Provided material
■ ■ ■ ■
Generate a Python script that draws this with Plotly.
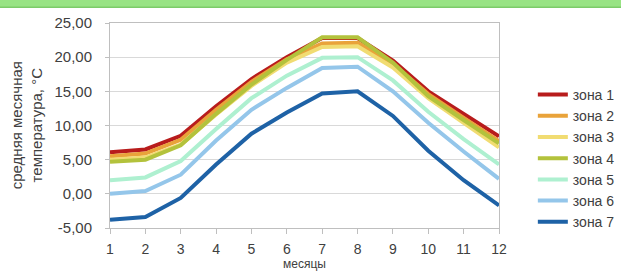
import plotly.graph_objects as go

months = list(range(1, 13))
zone_names = ["зона 1", "зона 2", "зона 3", "зона 4", "зона 5", "зона 6", "зона 7"]
zone1 = [6.1, 6.5, 8.5, 12.8, 16.8, 20.0, 22.8, 22.8, 19.5, 15.0, 11.7, 8.4]
zone2 = [5.5, 5.9, 7.9, 12.3, 16.4, 19.7, 22.0, 22.1, 19.0, 14.6, 11.1, 7.7]
zone3 = [5.0, 5.3, 7.2, 11.6, 15.8, 19.2, 21.5, 21.6, 18.5, 14.0, 10.4, 6.8]
zone4 = [4.7, 5.0, 7.1, 11.7, 16.0, 19.6, 22.9, 22.9, 19.2, 14.3, 10.8, 7.4]
zone5 = [2.0, 2.4, 4.8, 9.5, 14.0, 17.3, 19.9, 20.0, 16.6, 12.0, 8.0, 4.3]
zone6 = [0.0, 0.4, 2.8, 7.8, 12.3, 15.5, 18.4, 18.6, 15.0, 10.4, 6.2, 2.2]
zone7 = [-3.8, -3.4, -0.6, 4.3, 8.8, 11.9, 14.7, 15.0, 11.4, 6.3, 2.0, -1.7]
zones = [zone1, zone2, zone3, zone4, zone5, zone6, zone7]
colors = ["#B81C1C", "#E9A33A", "#F1DC72", "#B3C23C", "#AEF0D0", "#94C6EA", "#1E62A6"]
y_ticks = [-5, 0, 5, 10, 15, 20, 25]
y_tick_labels = ["-5,00", "0,00", "5,00", "10,00", "15,00", "20,00", "25,00"]

FONT = "Liberation Sans, Arial, sans-serif"
TXT = "#404040"

fig = go.Figure()
for name, vals, col in zip(zone_names, zones, colors):
    fig.add_trace(go.Scatter(x=months, y=vals, mode="lines", name=name,
                             line=dict(color=col, width=4)))

fig.update_layout(
    width=621, height=272,
    margin=dict(l=110, r=122, t=23, b=44, autoexpand=False),
    paper_bgcolor="white", plot_bgcolor="white",
    font=dict(family=FONT, size=14, color=TXT),
    showlegend=True,
    legend=dict(x=1.087, y=0.339, xanchor="left", yanchor="middle",
                font=dict(family=FONT, size=14, color=TXT),
                itemwidth=30, tracegroupgap=0, bgcolor="rgba(0,0,0,0)"),
    xaxis=dict(range=[1, 12], tickmode="array", tickvals=months, ticktext=[str(m) for m in months],
               showgrid=False, zeroline=False, showline=True, linecolor="#BFBFBF", mirror=True,
               ticks="outside", ticklen=5, tickcolor="#BFBFBF", ticklabelstandoff=3,
               tickfont=dict(size=14), automargin=False),
    yaxis=dict(range=[-5, 25], tickmode="array", tickvals=y_ticks, ticktext=y_tick_labels,
               showgrid=True, gridcolor="#D9D9D9", zeroline=False, showline=True, linecolor="#BFBFBF",
               mirror=True, ticks="outside", ticklen=4, tickcolor="#BFBFBF", ticklabelstandoff=10,
               tickfont=dict(size=15), automargin=False),
)
fig.add_annotation(text="средняя месячная<br>температура, °С", textangle=-90,
                   xref="paper", yref="paper", x=-0.214, y=0.50, xanchor="center", yanchor="middle",
                   showarrow=False, font=dict(family=FONT, size=15, color=TXT))
fig.add_annotation(text="месяцы", xref="paper", yref="paper", x=0.5, y=-0.2146,
                   xanchor="center", yanchor="bottom", showarrow=False, borderpad=0,
                   font=dict(family=FONT, size=12, color=TXT))
fig.add_shape(type="rect", xref="paper", yref="paper", x0=-0.5, x1=1.5, y0=1.075, y1=1.2,
              fillcolor="#98E384", line=dict(width=0), layer="above")
fig.add_shape(type="line", xref="paper", yref="paper", x0=-0.5, x1=1.5, y0=1.077, y1=1.077,
              line=dict(color="#7CCB69", width=1.5), layer="above")
fig.write_html("out.html", config={"displayModeBar": False},
               post_script="document.body.style.margin='0';")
■ ■ ■ ■
Problem details
Each line of the data is to be duplicated exactly; pictures stay out of the copy.

Written solution
Generate a Python script that draws this with Plotly.
import plotly.graph_objects as go

months = list(range(1, 13))
zone_names = ["зона 1", "зона 2", "зона 3", "зона 4", "зона 5", "зона 6", "зона 7"]
zone1 = [6.1, 6.5, 8.5, 12.8, 16.8, 20.0, 22.8, 22.8, 19.5, 15.0, 11.7, 8.4]
zone2 = [5.5, 5.9, 7.9, 12.3, 16.4, 19.7, 22.0, 22.1, 19.0, 14.6, 11.1, 7.7]
zone3 = [5.0, 5.3, 7.2, 11.6, 15.8, 19.2, 21.5, 21.6, 18.5, 14.0, 10.4, 6.8]
zone4 = [4.7, 5.0, 7.1, 11.7, 16.0, 19.6, 22.9, 22.9, 19.2, 14.3, 10.8, 7.4]
zone5 = [2.0, 2.4, 4.8, 9.5, 14.0, 17.3, 19.9, 20.0, 16.6, 12.0, 8.0, 4.3]
zone6 = [0.0, 0.4, 2.8, 7.8, 12.3, 15.5, 18.4, 18.6, 15.0, 10.4, 6.2, 2.2]
zone7 = [-3.8, -3.4, -0.6, 4.3, 8.8, 11.9, 14.7, 15.0, 11.4, 6.3, 2.0, -1.7]
zones = [zone1, zone2, zone3, zone4, zone5, zone6, zone7]
colors = ["#B81C1C", "#E9A33A", "#F1DC72", "#B3C23C", "#AEF0D0", "#94C6EA", "#1E62A6"]
y_ticks = [-5, 0, 5, 10, 15, 20, 25]
y_tick_labels = ["-5,00", "0,00", "5,00", "10,00", "15,00", "20,00", "25,00"]

FONT = "Liberation Sans, Arial, sans-serif"
TXT = "#404040"

fig = go.Figure()
for name, vals, col in zip(zone_names, zones, colors):
    fig.add_trace(go.Scatter(x=months, y=vals, mode="lines", name=name,
                             line=dict(color=col, width=4)))

fig.update_layout(
    width=621, height=272,
    margin=dict(l=110, r=122, t=23, b=44, autoexpand=False),
    paper_bgcolor="white", plot_bgcolor="white",
    font=dict(family=FONT, size=14, color=TXT),
    showlegend=True,
    legend=dict(x=1.087, y=0.339, xanchor="left", yanchor="middle",
                font=dict(family=FONT, size=14, color=TXT),
                itemwidth=30, tracegroupgap=0, bgcolor="rgba(0,0,0,0)"),
    xaxis=dict(range=[1, 12], tickmode="array", tickvals=months, ticktext=[str(m) for m in months],
               showgrid=False, zeroline=False, showline=True, linecolor="#BFBFBF", mirror=True,
               ticks="outside", ticklen=5, tickcolor="#BFBFBF", ticklabelstandoff=3,
               tickfont=dict(size=14), automargin=False),
    yaxis=dict(range=[-5, 25], tickmode="array", tickvals=y_ticks, ticktext=y_tick_labels,
               showgrid=True, gridcolor="#D9D9D9", zeroline=False, showline=True, linecolor="#BFBFBF",
               mirror=True, ticks="outside", ticklen=4, tickcolor="#BFBFBF", ticklabelstandoff=10,
               tickfont=dict(size=15), automargin=False),
)
fig.add_annotation(text="средняя месячная<br>температура, °С", textangle=-90,
                   xref="paper", yref="paper", x=-0.214, y=0.50, xanchor="center", yanchor="middle",
                   showarrow=False, font=dict(family=FONT, size=15, color=TXT))
fig.add_annotation(text="месяцы", xref="paper", yref="paper", x=0.5, y=-0.2146,
                   xanchor="center", yanchor="bottom", showarrow=False, borderpad=0,
                   font=dict(family=FONT, size=12, color=TXT))
fig.add_shape(type="rect", xref="paper", yref="paper", x0=-0.5, x1=1.5, y0=1.075, y1=1.2,
              fillcolor="#98E384", line=dict(width=0), layer="above")
fig.add_shape(type="line", xref="paper", yref="paper", x0=-0.5, x1=1.5, y0=1.077, y1=1.077,
              line=dict(color="#7CCB69", width=1.5), layer="above")
fig.write_html("out.html", config={"displayModeBar": False},
               post_script="document.body.style.margin='0';")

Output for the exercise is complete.